**Supplied information:**
************
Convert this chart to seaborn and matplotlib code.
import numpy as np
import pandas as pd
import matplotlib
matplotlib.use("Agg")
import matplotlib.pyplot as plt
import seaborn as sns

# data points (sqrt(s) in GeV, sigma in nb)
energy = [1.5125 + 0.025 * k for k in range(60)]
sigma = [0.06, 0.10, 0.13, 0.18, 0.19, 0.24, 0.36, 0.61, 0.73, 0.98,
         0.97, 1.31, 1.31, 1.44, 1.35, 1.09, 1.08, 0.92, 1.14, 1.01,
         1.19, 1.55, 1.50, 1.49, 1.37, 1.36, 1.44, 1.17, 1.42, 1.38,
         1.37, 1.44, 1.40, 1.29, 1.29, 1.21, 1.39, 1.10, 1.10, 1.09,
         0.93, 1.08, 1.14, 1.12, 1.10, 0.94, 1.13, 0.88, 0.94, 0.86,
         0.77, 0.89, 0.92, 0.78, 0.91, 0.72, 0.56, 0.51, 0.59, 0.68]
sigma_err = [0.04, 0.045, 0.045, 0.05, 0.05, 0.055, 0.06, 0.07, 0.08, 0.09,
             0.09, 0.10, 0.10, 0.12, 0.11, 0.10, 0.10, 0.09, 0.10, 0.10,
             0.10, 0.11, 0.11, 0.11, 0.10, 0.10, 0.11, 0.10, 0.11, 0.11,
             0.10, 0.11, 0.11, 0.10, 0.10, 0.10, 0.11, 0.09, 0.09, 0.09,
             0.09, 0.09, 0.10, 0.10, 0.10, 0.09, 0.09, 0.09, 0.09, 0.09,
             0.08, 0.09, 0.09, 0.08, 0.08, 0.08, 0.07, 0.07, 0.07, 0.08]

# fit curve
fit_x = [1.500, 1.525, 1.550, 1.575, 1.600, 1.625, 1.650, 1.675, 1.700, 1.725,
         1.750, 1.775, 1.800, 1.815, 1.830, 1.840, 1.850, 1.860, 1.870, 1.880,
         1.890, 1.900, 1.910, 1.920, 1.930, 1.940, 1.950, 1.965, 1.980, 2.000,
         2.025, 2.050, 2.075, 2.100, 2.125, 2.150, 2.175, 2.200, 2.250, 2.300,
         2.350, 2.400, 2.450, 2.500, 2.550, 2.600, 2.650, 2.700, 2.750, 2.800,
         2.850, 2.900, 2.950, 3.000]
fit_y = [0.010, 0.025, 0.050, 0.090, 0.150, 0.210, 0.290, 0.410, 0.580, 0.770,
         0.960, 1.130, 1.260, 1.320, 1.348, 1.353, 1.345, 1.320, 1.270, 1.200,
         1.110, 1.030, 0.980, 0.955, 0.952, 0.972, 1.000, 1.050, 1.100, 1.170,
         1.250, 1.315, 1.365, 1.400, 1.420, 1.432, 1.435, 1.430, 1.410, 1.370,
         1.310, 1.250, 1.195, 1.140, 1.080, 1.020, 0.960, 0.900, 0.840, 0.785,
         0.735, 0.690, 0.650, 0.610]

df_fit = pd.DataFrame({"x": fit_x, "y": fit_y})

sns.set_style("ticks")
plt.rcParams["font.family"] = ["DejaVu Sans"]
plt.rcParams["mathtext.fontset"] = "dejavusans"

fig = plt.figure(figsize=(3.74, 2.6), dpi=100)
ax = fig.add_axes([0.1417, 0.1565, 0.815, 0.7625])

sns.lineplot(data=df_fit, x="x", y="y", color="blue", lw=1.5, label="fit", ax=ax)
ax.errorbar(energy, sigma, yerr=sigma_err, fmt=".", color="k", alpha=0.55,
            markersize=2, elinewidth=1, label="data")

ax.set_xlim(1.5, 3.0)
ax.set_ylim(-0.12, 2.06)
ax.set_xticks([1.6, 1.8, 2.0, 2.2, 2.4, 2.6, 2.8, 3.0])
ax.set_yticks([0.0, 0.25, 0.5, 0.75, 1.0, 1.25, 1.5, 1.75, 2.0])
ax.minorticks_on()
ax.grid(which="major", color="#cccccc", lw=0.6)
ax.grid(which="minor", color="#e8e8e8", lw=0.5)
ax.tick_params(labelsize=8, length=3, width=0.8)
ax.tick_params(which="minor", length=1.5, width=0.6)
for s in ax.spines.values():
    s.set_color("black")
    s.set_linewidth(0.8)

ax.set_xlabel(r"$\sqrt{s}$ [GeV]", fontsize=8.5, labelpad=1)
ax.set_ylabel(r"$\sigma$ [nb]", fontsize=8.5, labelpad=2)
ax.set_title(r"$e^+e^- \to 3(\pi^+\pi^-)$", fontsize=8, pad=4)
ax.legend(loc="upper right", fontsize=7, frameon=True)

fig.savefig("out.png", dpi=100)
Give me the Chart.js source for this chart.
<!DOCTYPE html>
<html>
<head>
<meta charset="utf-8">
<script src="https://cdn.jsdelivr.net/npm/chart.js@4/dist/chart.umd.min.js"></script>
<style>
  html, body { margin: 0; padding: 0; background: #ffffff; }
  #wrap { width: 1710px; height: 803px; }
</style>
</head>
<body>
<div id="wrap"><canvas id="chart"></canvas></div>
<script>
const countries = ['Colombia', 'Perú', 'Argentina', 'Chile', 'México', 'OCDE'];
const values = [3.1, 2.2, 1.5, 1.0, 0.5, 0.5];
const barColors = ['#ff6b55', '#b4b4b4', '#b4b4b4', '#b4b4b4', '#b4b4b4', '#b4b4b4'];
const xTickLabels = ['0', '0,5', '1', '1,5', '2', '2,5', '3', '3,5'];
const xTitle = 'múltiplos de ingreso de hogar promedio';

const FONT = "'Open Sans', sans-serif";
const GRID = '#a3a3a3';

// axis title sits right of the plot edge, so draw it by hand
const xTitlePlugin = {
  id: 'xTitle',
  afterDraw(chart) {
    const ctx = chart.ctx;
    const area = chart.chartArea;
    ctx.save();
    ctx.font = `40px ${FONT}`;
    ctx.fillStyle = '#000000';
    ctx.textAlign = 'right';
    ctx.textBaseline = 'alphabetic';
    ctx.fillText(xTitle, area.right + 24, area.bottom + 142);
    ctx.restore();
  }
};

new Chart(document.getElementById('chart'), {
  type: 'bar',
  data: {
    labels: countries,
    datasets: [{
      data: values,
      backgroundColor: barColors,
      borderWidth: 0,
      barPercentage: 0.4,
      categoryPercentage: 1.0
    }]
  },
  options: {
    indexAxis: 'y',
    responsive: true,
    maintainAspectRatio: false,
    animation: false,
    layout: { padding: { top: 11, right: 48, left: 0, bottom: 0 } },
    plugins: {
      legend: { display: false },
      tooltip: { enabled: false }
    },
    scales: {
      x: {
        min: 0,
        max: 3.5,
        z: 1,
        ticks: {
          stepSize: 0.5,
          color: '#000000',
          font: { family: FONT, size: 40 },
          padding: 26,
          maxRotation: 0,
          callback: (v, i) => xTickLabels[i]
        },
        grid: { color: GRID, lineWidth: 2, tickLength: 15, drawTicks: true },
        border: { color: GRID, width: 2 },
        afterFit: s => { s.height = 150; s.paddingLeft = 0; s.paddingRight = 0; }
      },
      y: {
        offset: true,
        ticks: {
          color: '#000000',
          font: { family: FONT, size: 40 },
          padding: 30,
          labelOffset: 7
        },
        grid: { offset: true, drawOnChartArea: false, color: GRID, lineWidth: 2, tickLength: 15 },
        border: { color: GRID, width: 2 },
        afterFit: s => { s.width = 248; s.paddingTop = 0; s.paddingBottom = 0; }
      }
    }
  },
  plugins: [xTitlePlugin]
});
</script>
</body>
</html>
************
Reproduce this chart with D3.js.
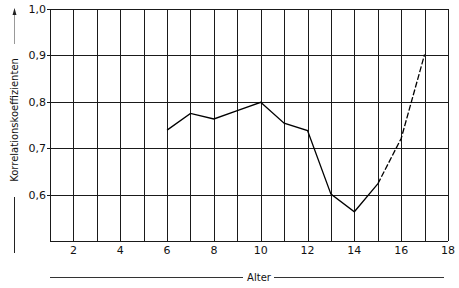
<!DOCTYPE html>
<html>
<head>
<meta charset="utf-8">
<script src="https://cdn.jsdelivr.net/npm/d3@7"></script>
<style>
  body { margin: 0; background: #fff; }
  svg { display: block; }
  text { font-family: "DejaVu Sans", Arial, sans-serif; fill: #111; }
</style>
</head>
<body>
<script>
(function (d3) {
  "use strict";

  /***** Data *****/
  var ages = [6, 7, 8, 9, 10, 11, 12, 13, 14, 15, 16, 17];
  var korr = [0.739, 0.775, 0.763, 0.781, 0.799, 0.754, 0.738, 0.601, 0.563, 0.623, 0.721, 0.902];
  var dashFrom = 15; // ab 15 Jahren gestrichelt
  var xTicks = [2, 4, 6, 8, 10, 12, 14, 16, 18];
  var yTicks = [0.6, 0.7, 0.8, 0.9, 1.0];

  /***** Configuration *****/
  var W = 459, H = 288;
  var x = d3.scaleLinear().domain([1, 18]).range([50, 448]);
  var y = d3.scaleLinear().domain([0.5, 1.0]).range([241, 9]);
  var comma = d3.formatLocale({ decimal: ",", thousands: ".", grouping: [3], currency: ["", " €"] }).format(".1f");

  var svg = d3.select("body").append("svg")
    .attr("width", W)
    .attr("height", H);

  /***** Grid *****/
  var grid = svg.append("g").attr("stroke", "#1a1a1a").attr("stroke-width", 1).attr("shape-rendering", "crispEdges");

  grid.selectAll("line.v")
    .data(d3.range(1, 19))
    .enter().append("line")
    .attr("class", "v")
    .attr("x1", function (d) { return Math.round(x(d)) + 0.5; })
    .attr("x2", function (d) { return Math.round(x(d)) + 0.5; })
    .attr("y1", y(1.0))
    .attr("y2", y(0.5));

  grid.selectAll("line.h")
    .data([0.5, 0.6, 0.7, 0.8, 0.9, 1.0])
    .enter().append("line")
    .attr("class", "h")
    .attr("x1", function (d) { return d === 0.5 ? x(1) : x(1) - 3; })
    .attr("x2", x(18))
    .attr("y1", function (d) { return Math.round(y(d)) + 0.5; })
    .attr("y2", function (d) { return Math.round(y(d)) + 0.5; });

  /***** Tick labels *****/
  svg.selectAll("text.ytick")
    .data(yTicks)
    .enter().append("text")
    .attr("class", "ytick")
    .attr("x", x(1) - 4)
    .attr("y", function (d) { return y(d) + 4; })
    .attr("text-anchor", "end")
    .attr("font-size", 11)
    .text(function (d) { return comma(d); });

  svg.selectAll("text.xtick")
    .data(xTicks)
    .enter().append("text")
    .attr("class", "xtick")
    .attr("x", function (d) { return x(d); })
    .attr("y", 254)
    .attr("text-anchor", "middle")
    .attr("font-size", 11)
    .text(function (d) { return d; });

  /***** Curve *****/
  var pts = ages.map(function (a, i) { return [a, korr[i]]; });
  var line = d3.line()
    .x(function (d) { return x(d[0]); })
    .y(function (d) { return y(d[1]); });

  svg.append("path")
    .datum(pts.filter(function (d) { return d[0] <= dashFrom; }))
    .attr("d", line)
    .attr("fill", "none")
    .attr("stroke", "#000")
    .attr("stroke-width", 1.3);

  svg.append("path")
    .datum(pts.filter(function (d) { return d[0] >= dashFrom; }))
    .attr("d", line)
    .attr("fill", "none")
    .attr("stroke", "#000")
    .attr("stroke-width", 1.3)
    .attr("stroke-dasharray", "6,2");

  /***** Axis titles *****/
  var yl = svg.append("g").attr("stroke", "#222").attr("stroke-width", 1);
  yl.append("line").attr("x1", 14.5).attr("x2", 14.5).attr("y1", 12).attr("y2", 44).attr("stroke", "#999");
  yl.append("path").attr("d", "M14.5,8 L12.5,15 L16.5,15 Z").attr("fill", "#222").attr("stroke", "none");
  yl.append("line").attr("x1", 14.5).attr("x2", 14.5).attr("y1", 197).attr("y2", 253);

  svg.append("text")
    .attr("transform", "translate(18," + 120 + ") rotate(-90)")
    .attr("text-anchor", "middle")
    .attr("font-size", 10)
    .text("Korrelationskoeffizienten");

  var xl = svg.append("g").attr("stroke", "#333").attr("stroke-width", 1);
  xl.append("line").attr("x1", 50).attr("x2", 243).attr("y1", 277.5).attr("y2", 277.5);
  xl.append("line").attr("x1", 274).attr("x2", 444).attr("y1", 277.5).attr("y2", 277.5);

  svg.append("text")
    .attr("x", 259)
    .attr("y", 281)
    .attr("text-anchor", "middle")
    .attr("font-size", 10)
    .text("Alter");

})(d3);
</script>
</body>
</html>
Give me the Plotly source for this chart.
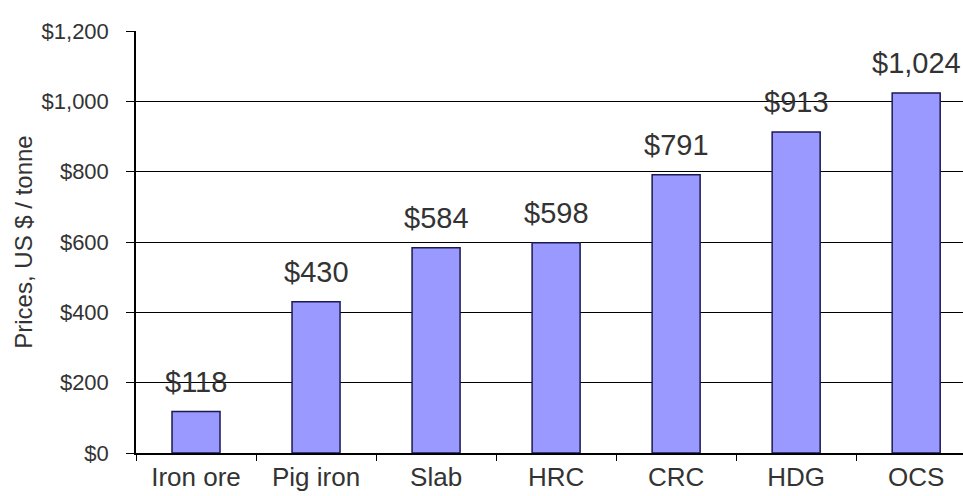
************
**Directions for this task:**
Check each line of the records above for the string "source", and report every line that has it.

**In response:**
Give me the Chart.js source for this chart.
Give me the Plotly source for this chart.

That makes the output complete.